Retype the lines from the first one in the records down to the line containing "ax.spines[s].set_linewidth(0.9)", counting both, and leave out any pictures.

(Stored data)
================
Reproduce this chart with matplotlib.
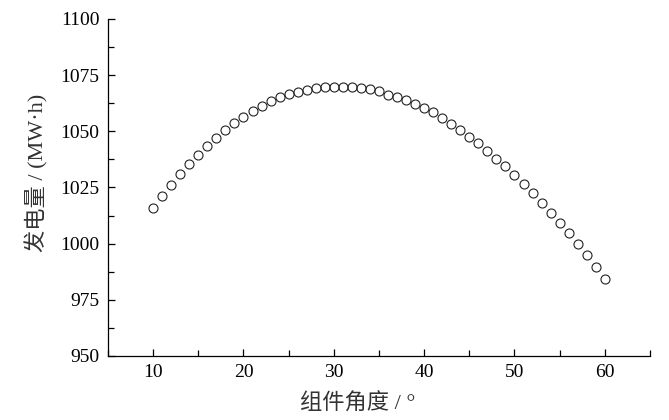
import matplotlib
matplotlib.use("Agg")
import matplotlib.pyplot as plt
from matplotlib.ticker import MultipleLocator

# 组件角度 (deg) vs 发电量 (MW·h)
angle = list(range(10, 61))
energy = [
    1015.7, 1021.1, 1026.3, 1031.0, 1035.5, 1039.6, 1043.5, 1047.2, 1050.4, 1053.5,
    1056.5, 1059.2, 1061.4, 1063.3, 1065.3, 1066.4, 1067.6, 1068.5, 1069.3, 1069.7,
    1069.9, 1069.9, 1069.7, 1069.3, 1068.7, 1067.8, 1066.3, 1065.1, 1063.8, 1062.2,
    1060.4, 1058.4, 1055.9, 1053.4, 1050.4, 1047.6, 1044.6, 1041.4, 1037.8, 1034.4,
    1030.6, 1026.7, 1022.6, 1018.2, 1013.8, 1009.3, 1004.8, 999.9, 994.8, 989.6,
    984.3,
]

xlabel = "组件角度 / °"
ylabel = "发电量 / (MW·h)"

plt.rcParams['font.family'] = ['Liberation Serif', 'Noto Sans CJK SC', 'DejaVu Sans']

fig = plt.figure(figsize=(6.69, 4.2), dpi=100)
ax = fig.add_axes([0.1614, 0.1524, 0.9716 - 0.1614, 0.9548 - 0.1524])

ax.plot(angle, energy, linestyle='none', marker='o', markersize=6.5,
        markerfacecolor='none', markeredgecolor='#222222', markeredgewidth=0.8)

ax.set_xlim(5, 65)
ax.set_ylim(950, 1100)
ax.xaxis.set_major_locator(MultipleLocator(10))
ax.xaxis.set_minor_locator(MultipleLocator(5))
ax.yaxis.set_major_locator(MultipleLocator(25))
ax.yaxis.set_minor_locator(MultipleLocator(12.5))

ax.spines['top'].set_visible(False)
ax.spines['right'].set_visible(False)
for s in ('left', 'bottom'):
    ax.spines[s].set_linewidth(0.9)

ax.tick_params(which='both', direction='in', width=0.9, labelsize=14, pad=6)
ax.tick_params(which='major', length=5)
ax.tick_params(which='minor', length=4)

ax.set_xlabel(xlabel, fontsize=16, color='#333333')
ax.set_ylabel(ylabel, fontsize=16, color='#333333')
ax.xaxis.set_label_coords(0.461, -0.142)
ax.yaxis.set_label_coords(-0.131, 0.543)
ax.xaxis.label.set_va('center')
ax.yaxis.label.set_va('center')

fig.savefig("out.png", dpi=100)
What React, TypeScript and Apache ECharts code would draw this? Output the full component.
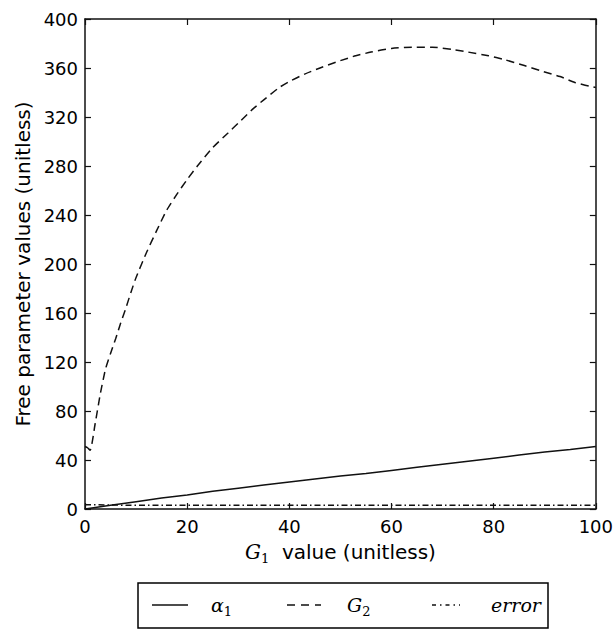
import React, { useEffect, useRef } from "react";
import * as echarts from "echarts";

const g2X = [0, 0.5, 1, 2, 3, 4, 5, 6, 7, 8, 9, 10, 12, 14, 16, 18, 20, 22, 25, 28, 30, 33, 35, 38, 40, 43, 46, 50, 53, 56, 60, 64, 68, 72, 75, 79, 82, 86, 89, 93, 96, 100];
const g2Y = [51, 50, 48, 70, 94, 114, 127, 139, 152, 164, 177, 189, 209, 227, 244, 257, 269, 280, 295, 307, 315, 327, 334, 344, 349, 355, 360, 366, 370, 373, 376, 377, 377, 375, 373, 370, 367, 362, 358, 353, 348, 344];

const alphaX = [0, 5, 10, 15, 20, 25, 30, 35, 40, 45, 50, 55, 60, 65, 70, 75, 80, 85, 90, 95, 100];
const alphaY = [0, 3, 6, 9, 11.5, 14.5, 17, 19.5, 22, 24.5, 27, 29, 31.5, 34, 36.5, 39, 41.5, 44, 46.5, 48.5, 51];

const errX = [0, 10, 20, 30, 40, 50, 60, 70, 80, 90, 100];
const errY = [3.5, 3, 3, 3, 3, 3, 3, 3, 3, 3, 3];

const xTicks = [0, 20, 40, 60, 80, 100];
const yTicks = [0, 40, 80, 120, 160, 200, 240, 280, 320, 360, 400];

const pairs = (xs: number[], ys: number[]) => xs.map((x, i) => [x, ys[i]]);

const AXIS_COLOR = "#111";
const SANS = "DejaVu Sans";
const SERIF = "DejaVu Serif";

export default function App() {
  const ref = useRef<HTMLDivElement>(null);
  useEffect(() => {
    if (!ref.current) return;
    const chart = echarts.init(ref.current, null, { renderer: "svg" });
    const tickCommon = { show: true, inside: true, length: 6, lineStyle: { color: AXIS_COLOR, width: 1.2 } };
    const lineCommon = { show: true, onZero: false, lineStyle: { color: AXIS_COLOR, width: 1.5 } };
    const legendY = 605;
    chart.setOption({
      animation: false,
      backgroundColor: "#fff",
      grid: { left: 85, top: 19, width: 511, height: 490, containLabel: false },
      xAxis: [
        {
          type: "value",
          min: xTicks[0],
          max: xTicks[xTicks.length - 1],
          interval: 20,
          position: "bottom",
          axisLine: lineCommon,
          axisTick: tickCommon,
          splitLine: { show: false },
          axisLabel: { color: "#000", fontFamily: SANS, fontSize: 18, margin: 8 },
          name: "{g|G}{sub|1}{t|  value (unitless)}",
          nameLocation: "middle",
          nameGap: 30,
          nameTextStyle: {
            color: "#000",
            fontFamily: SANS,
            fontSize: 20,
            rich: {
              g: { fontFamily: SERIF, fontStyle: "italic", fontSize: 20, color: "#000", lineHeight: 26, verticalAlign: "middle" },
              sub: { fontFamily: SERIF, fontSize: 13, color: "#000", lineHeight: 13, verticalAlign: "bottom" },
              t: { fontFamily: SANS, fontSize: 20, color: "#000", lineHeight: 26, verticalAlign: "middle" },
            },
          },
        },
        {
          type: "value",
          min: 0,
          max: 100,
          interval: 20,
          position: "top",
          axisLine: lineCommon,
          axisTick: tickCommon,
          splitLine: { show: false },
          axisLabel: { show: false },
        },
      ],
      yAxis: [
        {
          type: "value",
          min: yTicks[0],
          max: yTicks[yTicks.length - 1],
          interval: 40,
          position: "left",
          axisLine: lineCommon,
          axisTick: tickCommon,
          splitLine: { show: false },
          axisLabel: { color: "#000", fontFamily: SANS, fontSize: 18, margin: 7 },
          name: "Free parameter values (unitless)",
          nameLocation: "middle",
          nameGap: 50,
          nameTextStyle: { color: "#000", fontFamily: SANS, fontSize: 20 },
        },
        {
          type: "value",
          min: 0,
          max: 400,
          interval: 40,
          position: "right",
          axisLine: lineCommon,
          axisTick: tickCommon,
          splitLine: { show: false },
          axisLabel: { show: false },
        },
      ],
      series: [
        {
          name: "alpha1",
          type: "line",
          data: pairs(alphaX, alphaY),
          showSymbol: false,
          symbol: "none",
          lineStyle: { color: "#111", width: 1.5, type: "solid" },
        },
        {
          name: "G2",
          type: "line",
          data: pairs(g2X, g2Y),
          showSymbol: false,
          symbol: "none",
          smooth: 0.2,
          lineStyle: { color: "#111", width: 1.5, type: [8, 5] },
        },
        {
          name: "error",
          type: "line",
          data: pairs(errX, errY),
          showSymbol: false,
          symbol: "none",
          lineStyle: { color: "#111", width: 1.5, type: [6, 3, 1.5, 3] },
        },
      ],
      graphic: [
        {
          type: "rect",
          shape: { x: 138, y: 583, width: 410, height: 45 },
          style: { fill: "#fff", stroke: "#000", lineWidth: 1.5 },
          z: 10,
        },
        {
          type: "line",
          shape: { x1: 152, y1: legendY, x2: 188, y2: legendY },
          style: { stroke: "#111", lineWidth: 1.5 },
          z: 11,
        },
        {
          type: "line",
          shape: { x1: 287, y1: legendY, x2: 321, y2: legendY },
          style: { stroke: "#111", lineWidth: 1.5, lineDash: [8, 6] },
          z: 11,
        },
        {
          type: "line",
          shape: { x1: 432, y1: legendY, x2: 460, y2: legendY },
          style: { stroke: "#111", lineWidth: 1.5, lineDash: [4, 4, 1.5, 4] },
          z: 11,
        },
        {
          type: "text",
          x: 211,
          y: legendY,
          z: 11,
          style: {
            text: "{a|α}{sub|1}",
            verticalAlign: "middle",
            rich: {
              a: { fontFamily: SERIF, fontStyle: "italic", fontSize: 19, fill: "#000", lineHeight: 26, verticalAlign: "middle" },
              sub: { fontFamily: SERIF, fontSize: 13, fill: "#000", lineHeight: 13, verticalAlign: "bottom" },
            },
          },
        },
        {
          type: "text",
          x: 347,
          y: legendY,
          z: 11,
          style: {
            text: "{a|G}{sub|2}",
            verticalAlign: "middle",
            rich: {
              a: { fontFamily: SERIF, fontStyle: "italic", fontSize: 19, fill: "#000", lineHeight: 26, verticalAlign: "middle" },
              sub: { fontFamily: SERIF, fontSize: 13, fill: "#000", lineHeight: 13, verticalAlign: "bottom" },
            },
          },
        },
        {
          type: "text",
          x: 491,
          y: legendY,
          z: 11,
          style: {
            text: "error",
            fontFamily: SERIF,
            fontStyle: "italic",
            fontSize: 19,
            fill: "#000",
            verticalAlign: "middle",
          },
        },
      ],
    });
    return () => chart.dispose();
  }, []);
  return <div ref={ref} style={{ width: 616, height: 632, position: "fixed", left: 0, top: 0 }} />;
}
================
== Written solution ==
Reproduce this chart with matplotlib.
import matplotlib
matplotlib.use("Agg")
import matplotlib.pyplot as plt
from matplotlib.ticker import MultipleLocator

# 组件角度 (deg) vs 发电量 (MW·h)
angle = list(range(10, 61))
energy = [
    1015.7, 1021.1, 1026.3, 1031.0, 1035.5, 1039.6, 1043.5, 1047.2, 1050.4, 1053.5,
    1056.5, 1059.2, 1061.4, 1063.3, 1065.3, 1066.4, 1067.6, 1068.5, 1069.3, 1069.7,
    1069.9, 1069.9, 1069.7, 1069.3, 1068.7, 1067.8, 1066.3, 1065.1, 1063.8, 1062.2,
    1060.4, 1058.4, 1055.9, 1053.4, 1050.4, 1047.6, 1044.6, 1041.4, 1037.8, 1034.4,
    1030.6, 1026.7, 1022.6, 1018.2, 1013.8, 1009.3, 1004.8, 999.9, 994.8, 989.6,
    984.3,
]

xlabel = "组件角度 / °"
ylabel = "发电量 / (MW·h)"

plt.rcParams['font.family'] = ['Liberation Serif', 'Noto Sans CJK SC', 'DejaVu Sans']

fig = plt.figure(figsize=(6.69, 4.2), dpi=100)
ax = fig.add_axes([0.1614, 0.1524, 0.9716 - 0.1614, 0.9548 - 0.1524])

ax.plot(angle, energy, linestyle='none', marker='o', markersize=6.5,
        markerfacecolor='none', markeredgecolor='#222222', markeredgewidth=0.8)

ax.set_xlim(5, 65)
ax.set_ylim(950, 1100)
ax.xaxis.set_major_locator(MultipleLocator(10))
ax.xaxis.set_minor_locator(MultipleLocator(5))
ax.yaxis.set_major_locator(MultipleLocator(25))
ax.yaxis.set_minor_locator(MultipleLocator(12.5))

ax.spines['top'].set_visible(False)
ax.spines['right'].set_visible(False)
for s in ('left', 'bottom'):
    ax.spines[s].set_linewidth(0.9)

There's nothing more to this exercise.